Wall Street Banks Face Senate Scrutiny Over Commodity Businesses

WASHINGTON – A Senate report accused three big Wall Street banks of engaging in unfair trading practices in the commodities markets and putting the U.S. financial system at risk.

The investigation found that three major Wall Street banks’ involvement in physical commodities, such as oil, coal, and aluminum, was far more widespread than previously known and gave them an unfair advantage in the raw-materials markets.

The 396-page report describes how Goldman Sachs, J.P. Morgan Chase & Co., and Morgan Stanley have broken down the traditional barrier between commercial activities and banking by dabbling in lucrative but risky activities that pose legal and financial threats to the firms. The firms did so by influencing prices, gaining trade advantages with non-public information, and engaging in risky activities like uranium trading, according to the two-year bipartisan probe.

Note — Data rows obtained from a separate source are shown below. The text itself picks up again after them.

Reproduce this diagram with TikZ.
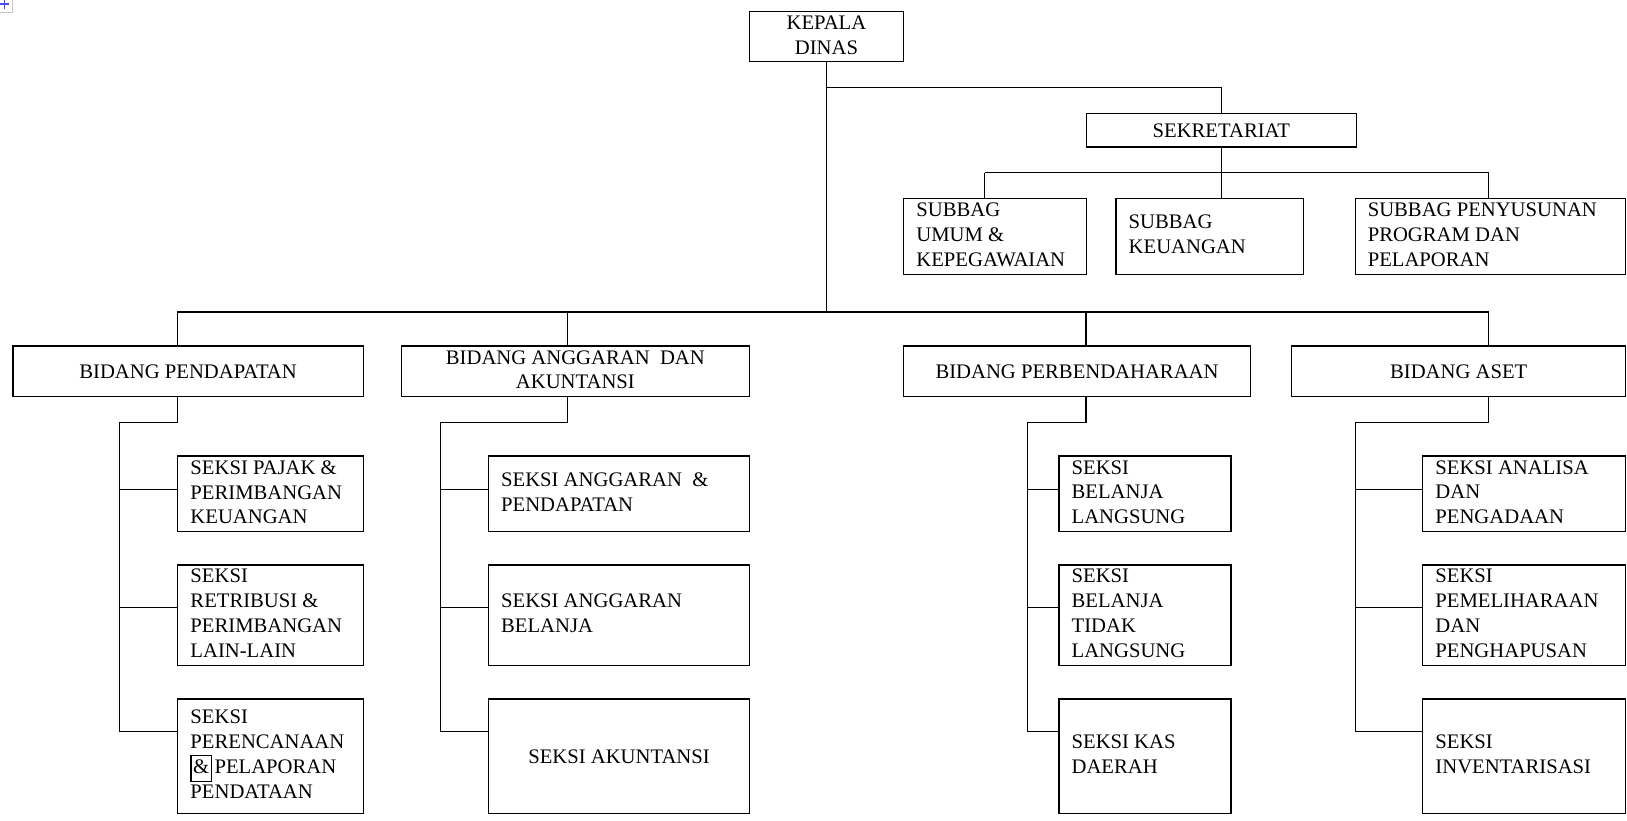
\documentclass[tikz,border=0pt]{standalone}
\usepackage{fontspec}
\setmainfont{Liberation Serif}
\hyphenpenalty=10000
\exhyphenpenalty=10000
\newcommand\fz{\fontsize{15.5pt}{18.7pt}\selectfont}
\newcommand\ampbox{{\setlength\fboxsep{1.2pt}\setlength\fboxrule{0.8pt}\fbox{\rule[-4.4pt]{0pt}{16.5pt}\&}}}
\tikzset{
  box/.style={draw, line width=0.9pt, inner sep=0pt},
  txt/.style={font=\fz, inner sep=0pt, yshift=-1.5pt,
    execute at begin node=\strut, execute at end node=\strut},
  ln/.style={draw, line width=0.9pt},
}
\newcommand\bxc[6]{%
  \pgfmathsetlengthmacro\mw{(#4-#2)*0.7782}%
  \pgfmathsetlengthmacro\mh{(#5-#3)*0.7782}%
  \node[box,minimum width=\mw,minimum height=\mh,
    label={[txt,align=center,anchor=center]center:{#6}}] (#1) at ({(#2+#4)/2},{(#3+#5)/2}) {};}
\newcommand\bxl[6]{%
  \pgfmathsetlengthmacro\mw{(#4-#2)*0.7782}%
  \pgfmathsetlengthmacro\mh{(#5-#3)*0.7782}%
  \pgfmathsetlengthmacro\ix{12.5*0.7782}%
  \node[box,minimum width=\mw,minimum height=\mh,
    label={[txt,align=left,anchor=west,xshift=\ix]west:{#6}}] (#1) at ({(#2+#4)/2},{(#3+#5)/2}) {};}
\newcommand\spine[7]{%
  \coordinate (#1a) at (#2,407);
  \coordinate (#1b) at (#3,407);
  \coordinate (#1c) at (#3,471.6);
  \coordinate (#1d) at (#3,585.3);
  \coordinate (#1e) at (#3,705.2);
  \draw[ln] (#1a |- #4.south) -- (#1a) -- (#1b) -- (#1e);
  \draw[ln] (#1c) -- (#1c -| #5.west);
  \draw[ln] (#1d) -- (#1d -| #6.west);
  \draw[ln] (#1e) -- (#1e -| #7.west);}
\begin{document}
\begin{tikzpicture}[x=0.7782pt,y=-0.7782pt]
\useasboundingbox (0,0) rectangle (1568,791);
% corner handle
\draw[gray!45, fill=white, line width=0.6pt] (-3,-3) rectangle (11.5,11.5);
\draw[blue!70, line width=1pt] (0,4) -- (9,4) (4.5,0) -- (4.5,9);
% top
\bxc{kd}{722}{11.2}{871}{59.4}{KEPALA\\DINAS}
\bxc{sek}{1047}{109.2}{1307}{141.7}{SEKRETARIAT}
\bxl{sb1}{871}{191.1}{1047}{264.4}{SUBBAG\\UMUM \&\\KEPEGAWAIAN}
\bxl{sb2}{1075.6}{191.1}{1256}{264.4}{SUBBAG\\KEUANGAN}
\bxl{sb3}{1306}{191.1}{1566.6}{264.4}{SUBBAG PENYUSUNAN\\PROGRAM DAN\\PELAPORAN}
% bidang
\bxc{bp}{12.6}{333.5}{350}{382.3}{BIDANG PENDAPATAN}
\bxc{ba}{387}{333.5}{722}{382.3}{BIDANG ANGGARAN~ DAN\\AKUNTANSI}
\bxc{bb}{871}{333.5}{1205}{382.3}{BIDANG PERBENDAHARAAN}
\bxc{bs}{1245}{333.5}{1566.6}{382.3}{BIDANG ASET}
% seksi pendapatan
\bxl{p1}{171.4}{439.5}{350.3}{512.4}{SEKSI PAJAK \&\\PERIMBANGAN\\KEUANGAN}
\bxl{p2}{171.4}{544.5}{350.3}{641.2}{SEKSI\\RETRIBUSI \&\\PERIMBANGAN\\LAIN-LAIN}
\bxl{p3}{171.4}{673.7}{350.3}{783.8}{SEKSI\\PERENCANAAN\\\ampbox\kern2pt PELAPORAN\\PENDATAAN}
% seksi anggaran
\bxl{a1}{470.8}{439.5}{722.3}{512.4}{SEKSI ANGGARAN~ \&\\PENDAPATAN}
\bxl{a2}{470.8}{544.5}{722.3}{641.2}{SEKSI ANGGARAN\\BELANJA}
\bxc{a3}{470.8}{673.7}{722.3}{783.8}{SEKSI AKUNTANSI}
% seksi perbendaharaan
\bxl{b1}{1020.6}{439.5}{1186.4}{512.4}{SEKSI\\BELANJA\\LANGSUNG}
\bxl{b2}{1020.6}{544.5}{1186.4}{641.2}{SEKSI\\BELANJA\\TIDAK\\LANGSUNG}
\bxl{b3}{1020.6}{673.7}{1186.4}{783.8}{SEKSI KAS\\DAERAH}
% seksi aset
\bxl{s1}{1371.2}{439.5}{1566.6}{512.4}{SEKSI ANALISA\\DAN\\PENGADAAN}
\bxl{s2}{1371.2}{544.5}{1566.6}{641.2}{SEKSI\\PEMELIHARAAN\\DAN\\PENGHAPUSAN}
\bxl{s3}{1371.2}{673.7}{1566.6}{783.8}{SEKSI\\INVENTARISASI}
% top connectors
\coordinate (j1) at (kd.south |- 0,84.5);
\coordinate (b0) at (kd.south |- 0,300.7);
\draw[ln] (kd.south) -- (b0);
\draw[ln] (j1) -| (sek.north);
\coordinate (t1) at (949,166.4);
\coordinate (t3) at (1434.6,166.4);
\draw[ln] (t1) -- (t3);
\draw[ln] (sek.south) -- (sek.south |- sb2.north);
\draw[ln] (t1) -- (t1 |- sb1.north);
\draw[ln] (t3) -- (t3 |- sb3.north);
% main bus
\coordinate (m1) at (171,300.7);
\coordinate (m2) at (547,300.7);
\coordinate (m3) at (1046.7,300.7);
\coordinate (m4) at (1434.6,300.7);
\draw[ln] (m1) -- (m4);
\draw[ln] (m1) -- (m1 |- bp.north);
\draw[ln] (m2) -- (m2 |- ba.north);
\draw[ln] (m3) -- (m3 |- bb.north);
\draw[ln] (m4) -- (m4 |- bs.north);
% lower spines
\spine{P}{171}{115.4}{bp}{p1}{p2}{p3}
\spine{A}{547}{424.4}{ba}{a1}{a2}{a3}
\spine{B}{1046.7}{990.6}{bb}{b1}{b2}{b3}
\spine{S}{1434.6}{1306}{bs}{s1}{s2}{s3}
\end{tikzpicture}
\end{document}
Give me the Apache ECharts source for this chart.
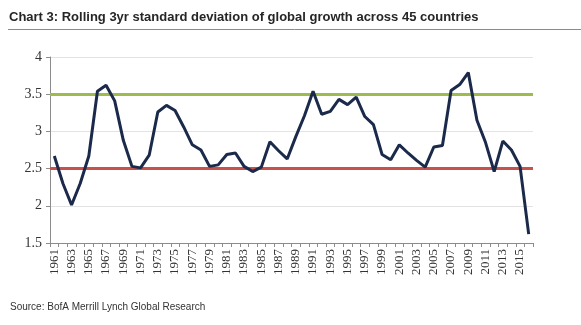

The report discusses several reasons why these activities could create problems.

J.P. Morgan exceeded restrictions on copper holdings by defining it as a precious metal despite its common use in industrial applications. This allowed the firm to accumulate copper holdings without the normal size limits that apply to other metals.

Morgan Stanley’s involvement with oil and gas at its peak included 55 million barrels of oil storage and 100 oil tankers. It also included the formation of shell companies run by the firm’s employees that would build and operate a compressed natural gas facility in Texas.

In 2010, Goldman Sachs purchased Metro Trade Services International, a Detroit-based warehouse company that stores aluminum, copper, and other base metals, and stacked the company’s board of directors exclusively with Goldman executives that, along with warehouse executives, approved of practices that caused further delays.

The report shows that Metro paid millions of dollars in incentives for firms to store their metal in its warehouses. This allowed Metro to engage in “merry-go-round” transactions, moving stored metal from one warehouse facility to another. These transactions tied up Metro’s ground transportation systems and created substantial delays for other clients.

Since Goldman bought the company, Metro’s warehouses have accumulated up to 85 percent of the U.S. aluminum storage market. The wait to withdraw metal increased from about 40 days to more then 600 days, reducing aluminum availability and tripling the price of storage and delivery, according to the report.

The long wait led to record surcharges for storing and shipping aluminum in the U.S. Those costs are tracked by a pricing system called the Midwest Premium that recently hit an all-time high of 23.5 cents per pound.

The report also argues that Metro executives shared market-sensitive information with Goldman traders that “benefitted their trading strategies.”

The Senate Permanent Subcommittee on Investigations, the panel overseeing the probe, held last week a two-day panel on the report.

The first hearing centered on the report’s findings that Goldman Sachs manipulated aluminum markets.

Sen. Carl Levin (D-Mich.), the subcommittee’s chairman, spent most of the three-hour hearing last week criticizing Goldman’s practices in the commodities market.

“If you liked what Wall Street did for the housing market, you’ll love what they’re doing for commodities,” Levin said. “Some of the same people who brought us the mortgage-backed security – and with it the term ‘toxic asset’ and the recent financial crisis – now dominate the commodities futures market.”

Goldman’s warehouse operations were being manipulated in a way that affected the price of aluminum for consumers, Levin said, at a time when Goldman was also “expanding its own trading in aluminum and aluminum-related financial products.”